In Riccardo non individuiamo, perciò, il solo protagonista della complessa vicenda corale. È Gabriele Reboni – attore e illusionista, di formazione circense oltre che attoriale – a interpretare il crudele e insensibile Duca. Privato, per volontà della regista, dei connotati fisici che lo vorrebbero deforme e gobbo, coltiva la malformazione nell’anima. Seppure la fame che lo contraddistingue sia la stessa degli altri personaggi, tutti quanti colpevoli redenti in punto di morte, egli non trema di fronte a niente. Laddove anche il più fedele dei suoi collaboratori, Lord Buckingham, ha degli scrupoli, egli continua a sprofondare senza pietà.

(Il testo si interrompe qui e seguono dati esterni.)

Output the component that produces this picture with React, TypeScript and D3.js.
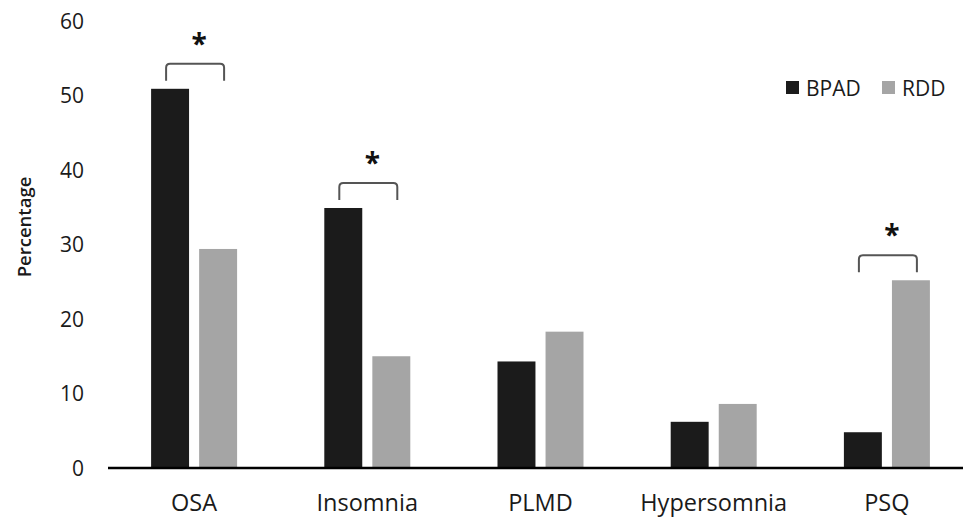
import React from "react";
import * as d3 from "d3";

const categories = ["OSA", "Insomnia", "PLMD", "Hypersomnia", "PSQ"];
const seriesNames = ["BPAD", "RDD"];
const bpadValues = [50.9, 34.9, 14.3, 6.2, 4.8];
const rddValues = [29.4, 15.0, 18.3, 8.6, 25.2];
const yTicks = [0, 10, 20, 30, 40, 50, 60];
const significant = ["OSA", "Insomnia", "PSQ"];
const colors = ["#1b1b1b", "#a5a5a5"];

const W = 963;
const H = 517;
const FONT = "'Open Sans', sans-serif";

export default function App() {
  const x = d3.scaleBand<string>().domain(categories).range([107.5, 973.5]).paddingInner(0).paddingOuter(0);
  const inner = d3.scaleBand<string>().domain(seriesNames).range([0, 86]).paddingInner(0.21);
  const y = d3.scaleLinear().domain([0, 60]).range([468, 21]);
  const groupOffset = (x.bandwidth() - 86) / 2;
  const series = [bpadValues, rddValues];

  return (
    <div style={{ position: "fixed", left: 0, top: 0 }}>
      <svg width={W} height={H} style={{ display: "block", background: "#fff" }}>
        {/* y tick labels */}
        {yTicks.map((t) => (
          <text key={t} x={84} y={y(t)} dy="0.36em" textAnchor="end" fontFamily={FONT} fontSize={21} fill="#1a1a1a">
            {t}
          </text>
        ))}
        {/* y label */}
        <text
          transform={`translate(31,227) rotate(-90)`}
          textAnchor="middle"
          fontFamily={FONT}
          fontSize={18.5}
          fontWeight={600}
          fill="#1a1a1a"
        >
          Percentage
        </text>
        {/* bars */}
        {categories.map((c, i) => (
          <g key={c} transform={`translate(${(x(c) as number) + groupOffset},0)`}>
            {seriesNames.map((s, j) => (
              <rect
                key={s}
                x={inner(s)}
                y={y(series[j][i])}
                width={inner.bandwidth()}
                height={y(0) - y(series[j][i])}
                fill={colors[j]}
              />
            ))}
          </g>
        ))}
        {/* axis line */}
        <line x1={108} x2={W} y1={y(0)} y2={y(0)} stroke="#000" strokeWidth={2.5} />
        {/* category labels */}
        {categories.map((c) => (
          <text key={c} x={(x(c) as number) + x.bandwidth() / 2} y={511} textAnchor="middle" fontFamily={FONT} fontSize={23.5} fill="#1a1a1a">
            {c}
          </text>
        ))}
        {/* significance brackets */}
        {categories.map((c, i) => {
          if (!significant.includes(c)) return null;
          const cx = (x(c) as number) + x.bandwidth() / 2 + 1;
          const top = y(Math.max(bpadValues[i], rddValues[i]));
          const yb = top - 8;
          const yt = yb - 17;
          const x1 = cx - 29;
          const x2 = cx + 29;
          const r = 4;
          const d = `M${x1},${yb} L${x1},${yt + r} Q${x1},${yt} ${x1 + r},${yt} L${x2 - r},${yt} Q${x2},${yt} ${x2},${yt + r} L${x2},${yb}`;
          return (
            <g key={c}>
              <path d={d} fill="none" stroke="#555" strokeWidth={2} />
              <text x={cx + 4} y={yt - 10} textAnchor="middle" fontFamily={FONT} fontSize={28} fontWeight={700} fill="#111">
                *
              </text>
            </g>
          );
        })}
        {/* legend */}
        {seriesNames.map((s, j) => {
          const lx = [786, 882][j];
          return (
            <g key={s}>
              <rect x={lx} y={81} width={13} height={13} fill={colors[j]} />
              <text x={lx + 20} y={88} dy="0.36em" fontFamily={FONT} fontSize={21} fill="#1a1a1a">
                {s}
              </text>
            </g>
          );
        })}
      </svg>
    </div>
  );
}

Reboni rende la magnificenza del personaggio storico tanto quanto la grettezza dell’animale, restituendone l’instabilità che lo rende insaziabile di potere, senza esasperare in modo caricaturale il modus recitandi.
Nel clima tetro, altalenante tra sogno e realtà, accompagnato dalla suggestiva colonna sonora – eseguita live dagli attori e dai musicisti della Scuola di musica Mabellini di Pistoia – il confusionario (ab)uso del nome di Dio impastato dall’acustica di questo ‘teatro di morte’, risuona potenzialmente fraintendibile col pronome personale ‘Io’, quasi a evidenziare il peccato di hybris commesso dai personaggi. Un sospiro di sollievo si leva dai palchi, quando il crudele sovrano muore al famoso grido “Il mio regno per un cavallo!”. Avvertiamo l’effetto suspence con quell’intensità cinematografica – azzarderei televisiva – che nel tempo è andata perdendosi nella messinscena di certo teatro.
Siamo grati per questo risultato alla compagnia, amalgamatasi alla perfezione, la cui diversità completa e arricchisce lo spettacolo. “Io considero il mondo per quello che è: un palcoscenico dove ognuno deve recitare la sua parte” scrive Shakespeare nell’Antonio (atto I, scena I). Così anche noi spettatori abbiamo recitato la nostra parte.